Select lines where the word "this" appears.

__Source data__
★ ★ ★ ★ ★ ★ ★
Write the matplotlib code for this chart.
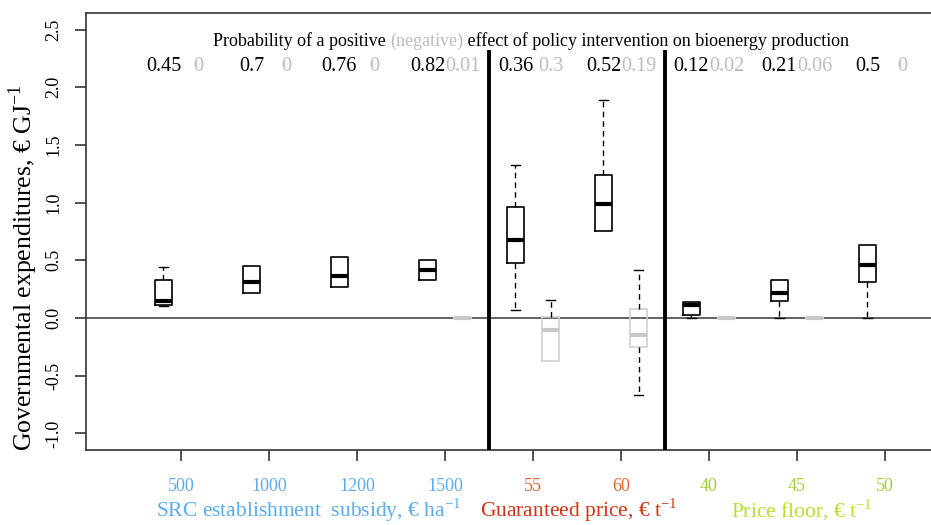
★ ★ ★ ★ ★ ★ ★
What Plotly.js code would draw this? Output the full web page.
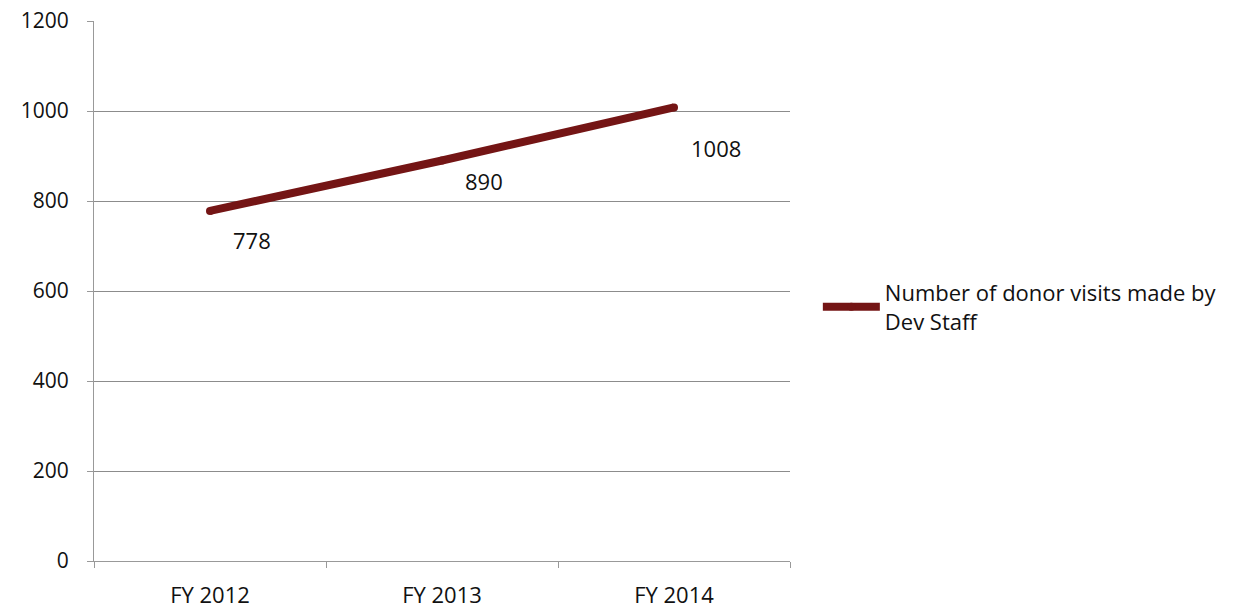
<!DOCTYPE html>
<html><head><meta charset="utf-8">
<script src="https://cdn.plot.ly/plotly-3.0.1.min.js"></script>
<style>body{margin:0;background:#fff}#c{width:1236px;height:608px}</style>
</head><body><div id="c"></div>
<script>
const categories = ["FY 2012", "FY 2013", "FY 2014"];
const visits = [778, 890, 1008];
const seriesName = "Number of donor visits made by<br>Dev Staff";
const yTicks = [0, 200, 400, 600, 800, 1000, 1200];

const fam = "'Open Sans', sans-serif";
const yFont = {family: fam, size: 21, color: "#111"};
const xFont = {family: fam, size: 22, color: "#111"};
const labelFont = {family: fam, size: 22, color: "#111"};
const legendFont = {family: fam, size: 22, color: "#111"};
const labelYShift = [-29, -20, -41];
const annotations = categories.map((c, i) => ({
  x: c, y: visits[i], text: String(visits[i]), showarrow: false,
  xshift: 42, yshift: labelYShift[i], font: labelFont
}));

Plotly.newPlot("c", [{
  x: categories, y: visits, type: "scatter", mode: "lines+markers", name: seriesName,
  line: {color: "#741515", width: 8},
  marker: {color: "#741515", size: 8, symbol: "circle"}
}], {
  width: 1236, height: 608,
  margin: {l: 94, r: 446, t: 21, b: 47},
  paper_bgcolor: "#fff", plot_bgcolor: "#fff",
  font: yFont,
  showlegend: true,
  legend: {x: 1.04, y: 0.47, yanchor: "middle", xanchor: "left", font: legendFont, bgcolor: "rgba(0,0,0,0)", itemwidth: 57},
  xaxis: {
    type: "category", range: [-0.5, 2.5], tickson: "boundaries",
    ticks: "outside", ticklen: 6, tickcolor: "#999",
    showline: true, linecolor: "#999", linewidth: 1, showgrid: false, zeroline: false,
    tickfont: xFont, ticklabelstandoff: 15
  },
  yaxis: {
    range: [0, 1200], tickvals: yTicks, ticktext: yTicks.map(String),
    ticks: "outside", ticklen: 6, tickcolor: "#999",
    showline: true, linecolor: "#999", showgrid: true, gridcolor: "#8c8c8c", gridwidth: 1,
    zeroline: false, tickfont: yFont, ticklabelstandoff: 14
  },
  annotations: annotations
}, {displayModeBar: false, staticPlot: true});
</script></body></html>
★ ★ ★ ★ ★ ★ ★
__Response below__
Write the matplotlib code for this chart.
What Plotly.js code would draw this? Output the full web page.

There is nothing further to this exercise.